Racism still taints the construction industry. A new report sponsored by the CITB says that site quotas for ethnic minorities may help reduce discrimination
The construction industry is not an attractive vocation for people from ethnic minorities. A Construction Industry Training Board report has found that the group only make up 2.7% of the construction industry compared with 6.7% of the British working population.

Not only is this embarrassing for the industry, it's also a wasted opportunity. Construction is one of the few sectors still seeking new recruits in the UK's stuttering economy and a large pool of potential talent appears to be turning its back on the industry.

The experiences of Najjif Shah and SO Irele help to explain why so few non-white English people choose to work in construction. Irelex sent a letter to Building this week recalling the abuse he has suffered during his 10-year career, and the racial attacks endured by Shah on the Channel Tunnel Rail Link project led to him receiving £10,000 in damages from a subcontractor.

This racism is fed by the general discrimination and exclusion in the industry that has gone on unchecked for years. Construction minister Brian Wilson claims he is aware of the problem. Last week at the Labour Party Conference he attacked the industry for not employing enough people from ethnic minorities and he said the industry suffered from an image problem that undermined its drive to widen its skill base.

He was talking in advance of a report published this week called Retention and Career Progression of Black and Asian People in the Construction Industry.

In an attempt to reduce discrimination, the report, written by the Royal Holloway, University of London on behalf for the CITB, makes some radical recommendations. It proposes that site managers be made responsible for meeting ethnic minority targets on six pilot sites in London. The suggestion has been given short shrift by one leading contractor, who says site managers are too busy overseeing projects to do anything else.

Another suggestion that will probably fall on stony ground is the recommendation that interview boards should include at least one person from an ethnic background. For many construction firms this will be an impossible task simply because they have employed so few non-white males in the past.

Other suggestions are more realistic and are likely to get backing from the industry. The report says that guidance on dealing with racial discrimination should be given to site managers. It also calls on the CITB to form an implementation group made up of construction firms, client bodies, unions and education establishments to look at implementing the recommendations.

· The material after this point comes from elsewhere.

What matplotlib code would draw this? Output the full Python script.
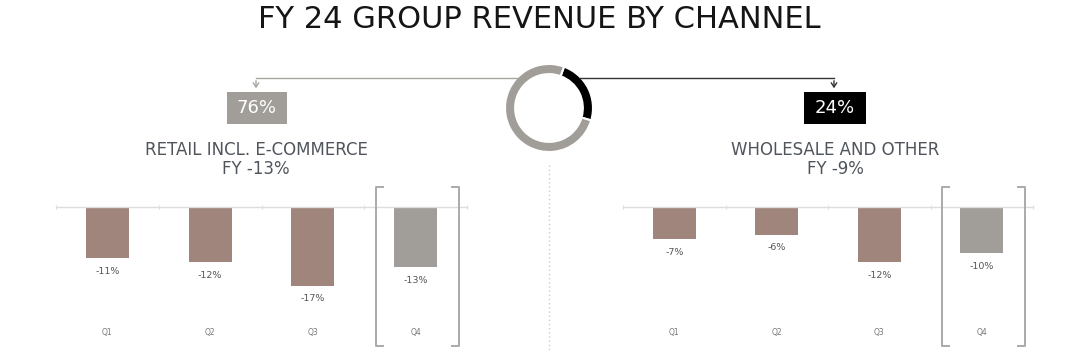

The report attaches great weight to the need to educate recruitment staff both within and outside the industry. It demands that professional recruitment agencies deal with companies that refuse to employ people from an ethnic minority and it calls for more guidance to be given to contractors' recruitment teams on equality and diversity.

There are some causes for hope amid the gloom. Irelex says the industry is starting to be influenced by enlightened attitudes in other professions and he says people are now standing up to discrimination.

There's still a long way to go, though. Irele says that the discrimination he experiences now is implied rather than expressed. This insidious form of racism is often more difficult to remove than the overt variety that currently stains the industry.